-- begin --
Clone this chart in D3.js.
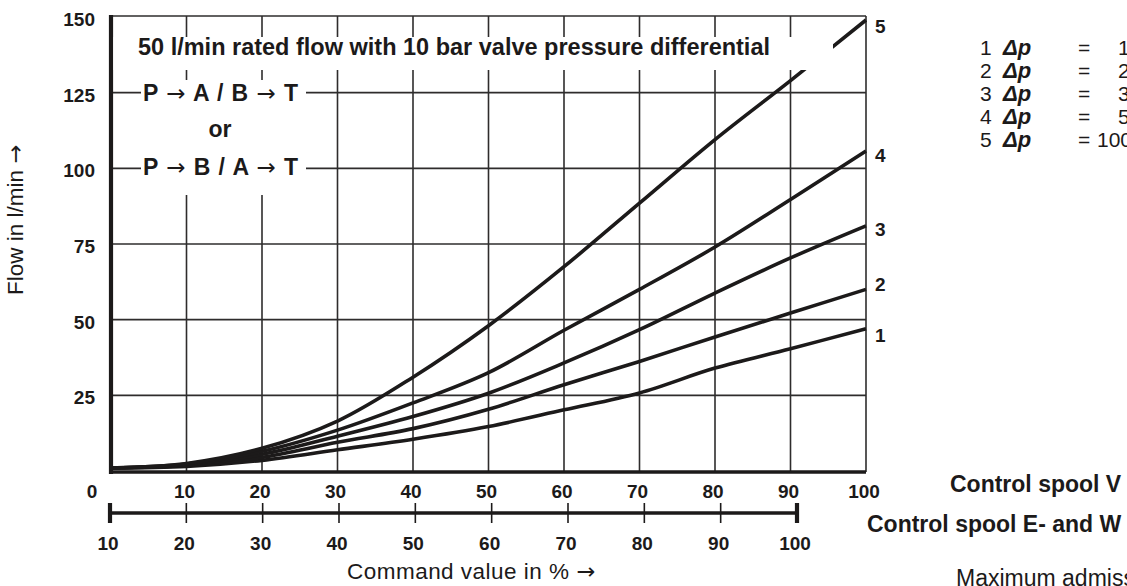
<!DOCTYPE html>
<html>
<head>
<meta charset="utf-8">
<script src="https://cdn.jsdelivr.net/npm/d3@7"></script>
<style>
  html, body { margin: 0; padding: 0; background: #fff; overflow: hidden; }
  svg { display: block; font-family: "Liberation Sans", Arial, Helvetica, sans-serif; }
  .arrow { font-family: "DejaVu Sans", sans-serif; font-weight: normal; }
</style>
</head>
<body>
<svg id="chart" width="1127" height="586"></svg>
<script>
// Command value in % (upper scale, control spool V)
const commandPct = [0, 10, 20, 30, 40, 50, 60, 70, 80, 90, 100];

// Flow in l/min for each valve pressure differential curve
const flowDp10  = [1, 1.5, 3.5, 7, 10.5, 14.7, 20.2, 25.8, 34, 40.4, 47];
const flowDp20  = [1, 1.8, 4.5, 9.5, 14, 20.4, 28.5, 36.2, 44.3, 52.2, 60];
const flowDp30  = [1, 2, 5.5, 11.5, 18, 25.7, 35.7, 46.7, 58.8, 70.4, 81];
const flowDp50  = [1, 2.3, 6.5, 13.5, 22.5, 32.5, 46.5, 60, 74, 89.7, 105.7];
const flowDp100 = [1, 2.5, 7.5, 16.5, 31, 48, 67.5, 88.5, 109.5, 129, 149];

const curveIds = ["1", "2", "3", "4", "5"];
const dpLabels = ["10 bar", "20 bar", "30 bar", "50 bar", "100 bar"];

// Tick values
const flowTicks = [0, 25, 50, 75, 100, 125, 150];
const cmdTicksV = [0, 10, 20, 30, 40, 50, 60, 70, 80, 90, 100];
const cmdTicksEW = [10, 20, 30, 40, 50, 60, 70, 80, 90, 100];

const series = [flowDp10, flowDp20, flowDp30, flowDp50, flowDp100];

const svg = d3.select("#chart");
const ink = "#1c1a1a";
const gridInk = "#2e2c2c";
const ARROW = "\u2192";

const x = d3.scaleLinear().domain([0, 100]).range([111, 866]);
const y = d3.scaleLinear().domain([0, 150]).range([471, 17]);
const x2 = d3.scaleLinear().domain([10, 100]).range([110, 797]);

// Writes a label whose arrows use a font with a full-size arrow glyph
function richText(sel, s) {
  s.split(/(\u2192)/).filter(p => p.length).forEach(p => {
    const ts = sel.append("tspan").text(p);
    if (p === ARROW) ts.attr("class", "arrow");
  });
  return sel;
}

// Grid
const grid = svg.append("g").attr("stroke", gridInk).attr("stroke-width", 1.6);
grid.selectAll("line.v").data(cmdTicksV.filter(d => d > 0 && d < 100)).join("line")
  .attr("x1", d => x(d)).attr("x2", d => x(d))
  .attr("y1", y(0)).attr("y2", y(150) - 1);
grid.selectAll("line.h").data(flowTicks.filter(d => d > 0 && d < 150)).join("line")
  .attr("x1", x(0)).attr("x2", x(100))
  .attr("y1", d => y(d)).attr("y2", d => y(d));
// frame: thin top and right, heavy left and bottom
grid.append("line").attr("x1", x(0)).attr("x2", x(100)).attr("y1", y(150) - 1).attr("y2", y(150) - 1);
grid.append("line").attr("x1", x(100)).attr("x2", x(100)).attr("y1", y(150) - 1).attr("y2", y(0) + 1);

// Curves
const line = d3.line()
  .x((d, i) => x(commandPct[i]))
  .y(d => y(d))
  .curve(d3.curveCatmullRom.alpha(0.5));

svg.append("g").selectAll("path").data(series).join("path")
  .attr("d", d => line(d))
  .attr("fill", "none")
  .attr("stroke", ink)
  .attr("stroke-width", 3.6)
  .attr("stroke-linejoin", "round");

// Heavy axes
svg.append("line").attr("x1", x(0)).attr("x2", x(0)).attr("y1", y(150) - 2).attr("y2", y(0) + 3)
  .attr("stroke", ink).attr("stroke-width", 4.2);
svg.append("line").attr("x1", x(0) - 2).attr("x2", x(100)).attr("y1", y(0) + 1).attr("y2", y(0) + 1)
  .attr("stroke", ink).attr("stroke-width", 3.6);

// White panels behind the annotation text
svg.append("rect").attr("x", x(0) + 2.5).attr("y", 37).attr("width", 833 - x(0) - 2.5).attr("height", 33)
  .attr("fill", "#fff");
svg.append("rect").attr("x", 141).attr("y", 80).attr("width", 165).attr("height", 115)
  .attr("fill", "#fff");

// Annotation text
svg.append("text").attr("x", 138).attr("y", 55)
  .attr("font-size", 23).attr("font-weight", "bold").attr("fill", ink)
  .attr("textLength", 632).attr("lengthAdjust", "spacingAndGlyphs")
  .text("50 l/min rated flow with 10 bar valve pressure differential");

const pathTop = "P \u2192 A / B \u2192 T";
const pathOr = "or";
const pathBottom = "P \u2192 B / A \u2192 T";
richText(svg.append("text").attr("x", 143).attr("y", 101)
  .attr("textLength", 155).attr("lengthAdjust", "spacing")
  .attr("font-size", 23).attr("font-weight", "bold").attr("fill", ink), pathTop);
svg.append("text").attr("x", 220).attr("y", 137).attr("text-anchor", "middle")
  .attr("font-size", 23).attr("font-weight", "bold").attr("fill", ink)
  .text(pathOr);
richText(svg.append("text").attr("x", 143).attr("y", 175)
  .attr("textLength", 155).attr("lengthAdjust", "spacing")
  .attr("font-size", 23).attr("font-weight", "bold").attr("fill", ink), pathBottom);

// Y tick labels
svg.append("g").selectAll("text").data(flowTicks.filter(d => d > 0)).join("text")
  .attr("x", 95).attr("y", d => y(d) + 9)
  .attr("text-anchor", "end")
  .attr("font-size", 19).attr("font-weight", "bold").attr("fill", ink)
  .text(d => d);

// Upper command value tick labels (control spool V)
svg.append("g").selectAll("text").data(cmdTicksV).join("text")
  .attr("x", d => d === 0 ? x(0) - 19 : x(d) - 2)
  .attr("y", 498)
  .attr("text-anchor", "middle")
  .attr("font-size", 19).attr("font-weight", "bold").attr("fill", ink)
  .text(d => d);

// Lower command value scale (control spool E- and W)
const ew = svg.append("g");
ew.append("line").attr("x1", x2(10)).attr("x2", x2(100)).attr("y1", 513).attr("y2", 513)
  .attr("stroke", ink).attr("stroke-width", 3.4);
ew.selectAll("line.t").data(cmdTicksEW).join("line")
  .attr("x1", d => x2(d)).attr("x2", d => x2(d))
  .attr("y1", 503).attr("y2", 523)
  .attr("stroke", ink)
  .attr("stroke-width", d => (d === 10 || d === 100) ? 4.2 : 1.6);
ew.selectAll("text").data(cmdTicksEW).join("text")
  .attr("x", d => x2(d) - 2).attr("y", 550)
  .attr("text-anchor", "middle")
  .attr("font-size", 19).attr("font-weight", "bold").attr("fill", ink)
  .text(d => d);

// Axis titles
richText(svg.append("text").attr("x", 347).attr("y", 579)
  .attr("textLength", 248).attr("lengthAdjust", "spacing")
  .attr("font-size", 22.5).attr("fill", ink), "Command value in % \u2192");
richText(svg.append("text").attr("transform", "translate(23,295) rotate(-90)")
  .attr("font-size", 22.5).attr("fill", ink), "Flow in l/min \u2192");

// Curve numbers at the right end
const endNudge = [6, -5, 3, 4, 6];
svg.append("g").selectAll("text").data(series).join("text")
  .attr("x", 875)
  .attr("y", (d, i) => y(d[d.length - 1]) + endNudge[i] + 7)
  .attr("font-size", 19).attr("font-weight", "bold").attr("fill", ink)
  .text((d, i) => curveIds[i]);

// Legend of pressure differentials
const leg = svg.append("g");
curveIds.forEach((id, i) => {
  const by = 55 + i * 23;
  leg.append("text").attr("x", 980).attr("y", by).attr("font-size", 21).attr("fill", ink).text(id);
  leg.append("text").attr("x", 1003).attr("y", by).attr("font-size", 22)
    .attr("font-weight", "bold").attr("font-style", "italic").attr("fill", ink).text("\u0394p");
  leg.append("text").attr("x", 1078).attr("y", by).attr("font-size", 21).attr("fill", ink).text("=");
  leg.append("text").attr("x", i === 4 ? 1097 : 1118).attr("y", by).attr("font-size", 21)
    .attr("fill", ink).text(dpLabels[i]);
});

// Spool notes
svg.append("text").attr("x", 950).attr("y", 492)
  .attr("font-size", 23).attr("font-weight", "bold").attr("fill", ink).text("Control spool V");
svg.append("text").attr("x", 867).attr("y", 532)
  .attr("font-size", 23).attr("font-weight", "bold").attr("fill", ink).text("Control spool E- and W");
svg.append("text").attr("x", 956).attr("y", 586)
  .attr("font-size", 23).attr("fill", ink).text("Maximum admissible flow");
</script>
</body>
</html>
-- end --
◆ WHAT NEEDS TO BE DONE
Locate all lines holding the word "chart", then copy them out.

◆ REPLY TO THE TASK
Clone this chart in D3.js.
<svg id="chart" width="1127" height="586"></svg>
const svg = d3.select("#chart");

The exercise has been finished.